CHALLENGE >>
Write the listing below out again exactly, dropping the images.

^^^^^^^^

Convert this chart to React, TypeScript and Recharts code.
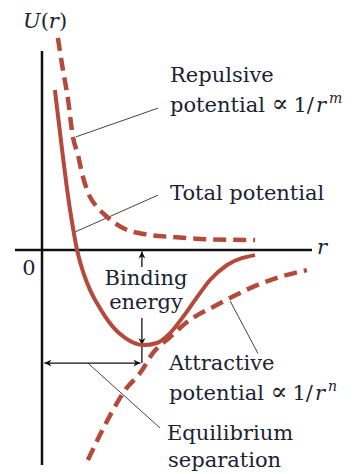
import { LineChart, Line, XAxis, YAxis, ReferenceLine } from 'recharts'

// separation r and potential U(r) (arbitrary units)
const totalR = [0.43, 0.67, 0.83, 1.0, 1.17, 1.37, 1.6, 1.83, 2.37, 2.77, 3.37, 3.83, 4.27, 4.7, 5.17, 5.6, 6.17, 7.1]
const totalU = [5.33, 3.33, 2.07, 0.93, 0.0, -0.73, -1.33, -1.77, -2.57, -2.93, -3.17, -3.1, -2.77, -2.23, -1.57, -1.0, -0.5, -0.17]

const repulsiveR = [0.53, 0.67, 0.87, 1.03, 1.2, 1.33, 1.6, 1.87, 2.17, 2.7, 3.6, 4.37, 5.27, 7.1]
const repulsiveU = [7.07, 6.17, 5.0, 3.77, 3.17, 2.57, 1.77, 1.4, 1.1, 0.73, 0.5, 0.43, 0.37, 0.33]

const attractiveR = [1.53, 1.93, 2.33, 2.77, 3.27, 3.7, 4.27, 4.93, 5.7, 6.27, 7.03, 7.83, 8.83]
const attractiveU = [-7.0, -6.17, -5.4, -4.67, -4.1, -3.43, -2.9, -2.33, -1.9, -1.6, -1.23, -0.93, -0.67]

const R_EQ = 3.33
const U_MIN = -3.17
const U_EQ_ARROW = -3.77

const CURVE = '#b34a3b'
const INK = '#1c2233'
const FONT = '"DejaVu Serif", serif'

const toRows = (rs: number[], us: number[]) => rs.map((r, i) => ({ r, u: us[i] }))

// "potential ∝ 1/r^k" label
const PowerLabel = ({ x, y, k }: { x: number; y: number; k: string }) => (
  <text x={x} y={y}>
    potential <tspan fontSize={25}>∝</tspan>
    <tspan dx={5}>1/</tspan>
    <tspan fontStyle="italic" dx={2}>r</tspan>
    <tspan fontStyle="italic" fontSize={14} dx={3} dy={-9}>{k}</tspan>
  </text>
)

export default function App() {
  const total = toRows(totalR, totalU)
  const repulsive = toRows(repulsiveR, repulsiveU)
  const attractive = toRows(attractiveR, attractiveU)

  return (
    <div style={{ position: 'absolute', left: 0, top: 0, width: 358, height: 474, background: '#fff' }}>
      <LineChart width={358} height={474} margin={{ top: 0, right: 0, bottom: 0, left: 0 }}>
        <defs>
          <marker id="ah" viewBox="0 0 10 10" refX="10" refY="5" markerWidth="9" markerHeight="7" markerUnits="userSpaceOnUse" orient="auto-start-reverse">
            <path d="M0,0 L10,5 L0,10 L3,5 Z" fill="#111" />
          </marker>
        </defs>
        <XAxis type="number" dataKey="r" domain={[-1.4, 10.5333]} hide allowDataOverflow />
        <YAxis type="number" dataKey="u" domain={[-7.4667, 8.3333]} hide allowDataOverflow />

        {/* axes */}
        <ReferenceLine segment={[{ x: 0, y: 6.63 }, { x: 0, y: -7.17 }]} stroke="#111" strokeWidth={2.5} />
        <ReferenceLine segment={[{ x: -0.9, y: 0 }, { x: 9.0, y: 0 }]} stroke="#111" strokeWidth={2.5} />

        {/* leader lines */}
        <ReferenceLine segment={[{ x: 1.13, y: 3.77 }, { x: 3.87, y: 4.73 }]} stroke="#444" strokeWidth={1} />
        <ReferenceLine segment={[{ x: 1.1, y: 0.6 }, { x: 3.87, y: 1.83 }]} stroke="#444" strokeWidth={1} />
        <ReferenceLine segment={[{ x: 6.27, y: -1.7 }, { x: 7.2, y: -3.45 }]} stroke="#444" strokeWidth={1} />
        <ReferenceLine segment={[{ x: 1.53, y: -3.77 }, { x: 3.93, y: -5.93 }]} stroke="#444" strokeWidth={1} />

        {/* binding energy and equilibrium arrows */}
        <ReferenceLine segment={[{ x: R_EQ, y: -0.57 }, { x: R_EQ, y: -0.05 }]} stroke="#111" strokeWidth={1.3} markerEnd="url(#ah)" />
        <ReferenceLine segment={[{ x: R_EQ, y: -2.27 }, { x: R_EQ, y: U_MIN }]} stroke="#111" strokeWidth={1.3} markerEnd="url(#ah)" />
        <ReferenceLine segment={[{ x: R_EQ, y: U_MIN }, { x: R_EQ, y: U_EQ_ARROW }]} stroke="#111" strokeWidth={1.3} />
        <ReferenceLine segment={[{ x: 0.08, y: U_EQ_ARROW }, { x: R_EQ - 0.05, y: U_EQ_ARROW }]} stroke="#111" strokeWidth={1.3} markerStart="url(#ah)" markerEnd="url(#ah)" />

        <Line data={repulsive} dataKey="u" type="monotone" stroke={CURVE} strokeWidth={4.5} strokeDasharray="13 7" strokeLinecap="butt" dot={false} activeDot={false} isAnimationActive={false} />
        <Line data={attractive} dataKey="u" type="monotone" stroke={CURVE} strokeWidth={4.5} strokeDasharray="13 7" strokeLinecap="butt" dot={false} activeDot={false} isAnimationActive={false} />
        <Line data={total} dataKey="u" type="monotone" stroke={CURVE} strokeWidth={4} strokeLinecap="butt" dot={false} activeDot={false} isAnimationActive={false} />

        <g fontFamily={FONT} fontSize={21} fill={INK}>
          <text x={45} y={28} textAnchor="middle"><tspan fontStyle="italic">U</tspan>(<tspan fontStyle="italic">r</tspan>)</text>
          <text x={322} y={254} textAnchor="middle" fontStyle="italic">r</text>
          <text x={29} y={275} textAnchor="middle">0</text>
          <text x={170} y={82}>Repulsive</text>
          <PowerLabel x={170} y={112} k="m" />
          <text x={170} y={200}>Total potential</text>
          <text x={146} y={285} textAnchor="middle">Binding</text>
          <text x={146} y={309} textAnchor="middle">energy</text>
          <text x={169} y={370}>Attractive</text>
          <PowerLabel x={169} y={400} k="n" />
          <text x={167} y={440}>Equilibrium</text>
          <text x={168} y={467}>separation</text>
        </g>
      </LineChart>
    </div>
  )
}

^^^^^^^^

CORRECT RESPONSE >>
Convert this chart to React, TypeScript and Recharts code.
import { LineChart, Line, XAxis, YAxis, ReferenceLine } from 'recharts'

// separation r and potential U(r) (arbitrary units)
const totalR = [0.43, 0.67, 0.83, 1.0, 1.17, 1.37, 1.6, 1.83, 2.37, 2.77, 3.37, 3.83, 4.27, 4.7, 5.17, 5.6, 6.17, 7.1]
const totalU = [5.33, 3.33, 2.07, 0.93, 0.0, -0.73, -1.33, -1.77, -2.57, -2.93, -3.17, -3.1, -2.77, -2.23, -1.57, -1.0, -0.5, -0.17]

const repulsiveR = [0.53, 0.67, 0.87, 1.03, 1.2, 1.33, 1.6, 1.87, 2.17, 2.7, 3.6, 4.37, 5.27, 7.1]
const repulsiveU = [7.07, 6.17, 5.0, 3.77, 3.17, 2.57, 1.77, 1.4, 1.1, 0.73, 0.5, 0.43, 0.37, 0.33]

const attractiveR = [1.53, 1.93, 2.33, 2.77, 3.27, 3.7, 4.27, 4.93, 5.7, 6.27, 7.03, 7.83, 8.83]
const attractiveU = [-7.0, -6.17, -5.4, -4.67, -4.1, -3.43, -2.9, -2.33, -1.9, -1.6, -1.23, -0.93, -0.67]

const R_EQ = 3.33
const U_MIN = -3.17
const U_EQ_ARROW = -3.77

const CURVE = '#b34a3b'
const INK = '#1c2233'
const FONT = '"DejaVu Serif", serif'

const toRows = (rs: number[], us: number[]) => rs.map((r, i) => ({ r, u: us[i] }))

// "potential ∝ 1/r^k" label
const PowerLabel = ({ x, y, k }: { x: number; y: number; k: string }) => (
  <text x={x} y={y}>
    potential <tspan fontSize={25}>∝</tspan>
    <tspan dx={5}>1/</tspan>
    <tspan fontStyle="italic" dx={2}>r</tspan>
    <tspan fontStyle="italic" fontSize={14} dx={3} dy={-9}>{k}</tspan>
  </text>
)

export default function App() {
  const total = toRows(totalR, totalU)
  const repulsive = toRows(repulsiveR, repulsiveU)
  const attractive = toRows(attractiveR, attractiveU)

  return (
    <div style={{ position: 'absolute', left: 0, top: 0, width: 358, height: 474, background: '#fff' }}>
      <LineChart width={358} height={474} margin={{ top: 0, right: 0, bottom: 0, left: 0 }}>
        <defs>
          <marker id="ah" viewBox="0 0 10 10" refX="10" refY="5" markerWidth="9" markerHeight="7" markerUnits="userSpaceOnUse" orient="auto-start-reverse">
            <path d="M0,0 L10,5 L0,10 L3,5 Z" fill="#111" />
          </marker>
        </defs>
        <XAxis type="number" dataKey="r" domain={[-1.4, 10.5333]} hide allowDataOverflow />
        <YAxis type="number" dataKey="u" domain={[-7.4667, 8.3333]} hide allowDataOverflow />

        {/* axes */}
        <ReferenceLine segment={[{ x: 0, y: 6.63 }, { x: 0, y: -7.17 }]} stroke="#111" strokeWidth={2.5} />
        <ReferenceLine segment={[{ x: -0.9, y: 0 }, { x: 9.0, y: 0 }]} stroke="#111" strokeWidth={2.5} />

        {/* leader lines */}
        <ReferenceLine segment={[{ x: 1.13, y: 3.77 }, { x: 3.87, y: 4.73 }]} stroke="#444" strokeWidth={1} />
        <ReferenceLine segment={[{ x: 1.1, y: 0.6 }, { x: 3.87, y: 1.83 }]} stroke="#444" strokeWidth={1} />
        <ReferenceLine segment={[{ x: 6.27, y: -1.7 }, { x: 7.2, y: -3.45 }]} stroke="#444" strokeWidth={1} />
        <ReferenceLine segment={[{ x: 1.53, y: -3.77 }, { x: 3.93, y: -5.93 }]} stroke="#444" strokeWidth={1} />

        {/* binding energy and equilibrium arrows */}
        <ReferenceLine segment={[{ x: R_EQ, y: -0.57 }, { x: R_EQ, y: -0.05 }]} stroke="#111" strokeWidth={1.3} markerEnd="url(#ah)" />
        <ReferenceLine segment={[{ x: R_EQ, y: -2.27 }, { x: R_EQ, y: U_MIN }]} stroke="#111" strokeWidth={1.3} markerEnd="url(#ah)" />
        <ReferenceLine segment={[{ x: R_EQ, y: U_MIN }, { x: R_EQ, y: U_EQ_ARROW }]} stroke="#111" strokeWidth={1.3} />
        <ReferenceLine segment={[{ x: 0.08, y: U_EQ_ARROW }, { x: R_EQ - 0.05, y: U_EQ_ARROW }]} stroke="#111" strokeWidth={1.3} markerStart="url(#ah)" markerEnd="url(#ah)" />

        <Line data={repulsive} dataKey="u" type="monotone" stroke={CURVE} strokeWidth={4.5} strokeDasharray="13 7" strokeLinecap="butt" dot={false} activeDot={false} isAnimationActive={false} />
        <Line data={attractive} dataKey="u" type="monotone" stroke={CURVE} strokeWidth={4.5} strokeDasharray="13 7" strokeLinecap="butt" dot={false} activeDot={false} isAnimationActive={false} />
        <Line data={total} dataKey="u" type="monotone" stroke={CURVE} strokeWidth={4} strokeLinecap="butt" dot={false} activeDot={false} isAnimationActive={false} />

        <g fontFamily={FONT} fontSize={21} fill={INK}>
          <text x={45} y={28} textAnchor="middle"><tspan fontStyle="italic">U</tspan>(<tspan fontStyle="italic">r</tspan>)</text>
          <text x={322} y={254} textAnchor="middle" fontStyle="italic">r</text>
          <text x={29} y={275} textAnchor="middle">0</text>
          <text x={170} y={82}>Repulsive</text>
          <PowerLabel x={170} y={112} k="m" />
          <text x={170} y={200}>Total potential</text>
          <text x={146} y={285} textAnchor="middle">Binding</text>
          <text x={146} y={309} textAnchor="middle">energy</text>
          <text x={169} y={370}>Attractive</text>
          <PowerLabel x={169} y={400} k="n" />
          <text x={167} y={440}>Equilibrium</text>
          <text x={168} y={467}>separation</text>
        </g>
      </LineChart>
    </div>
  )
}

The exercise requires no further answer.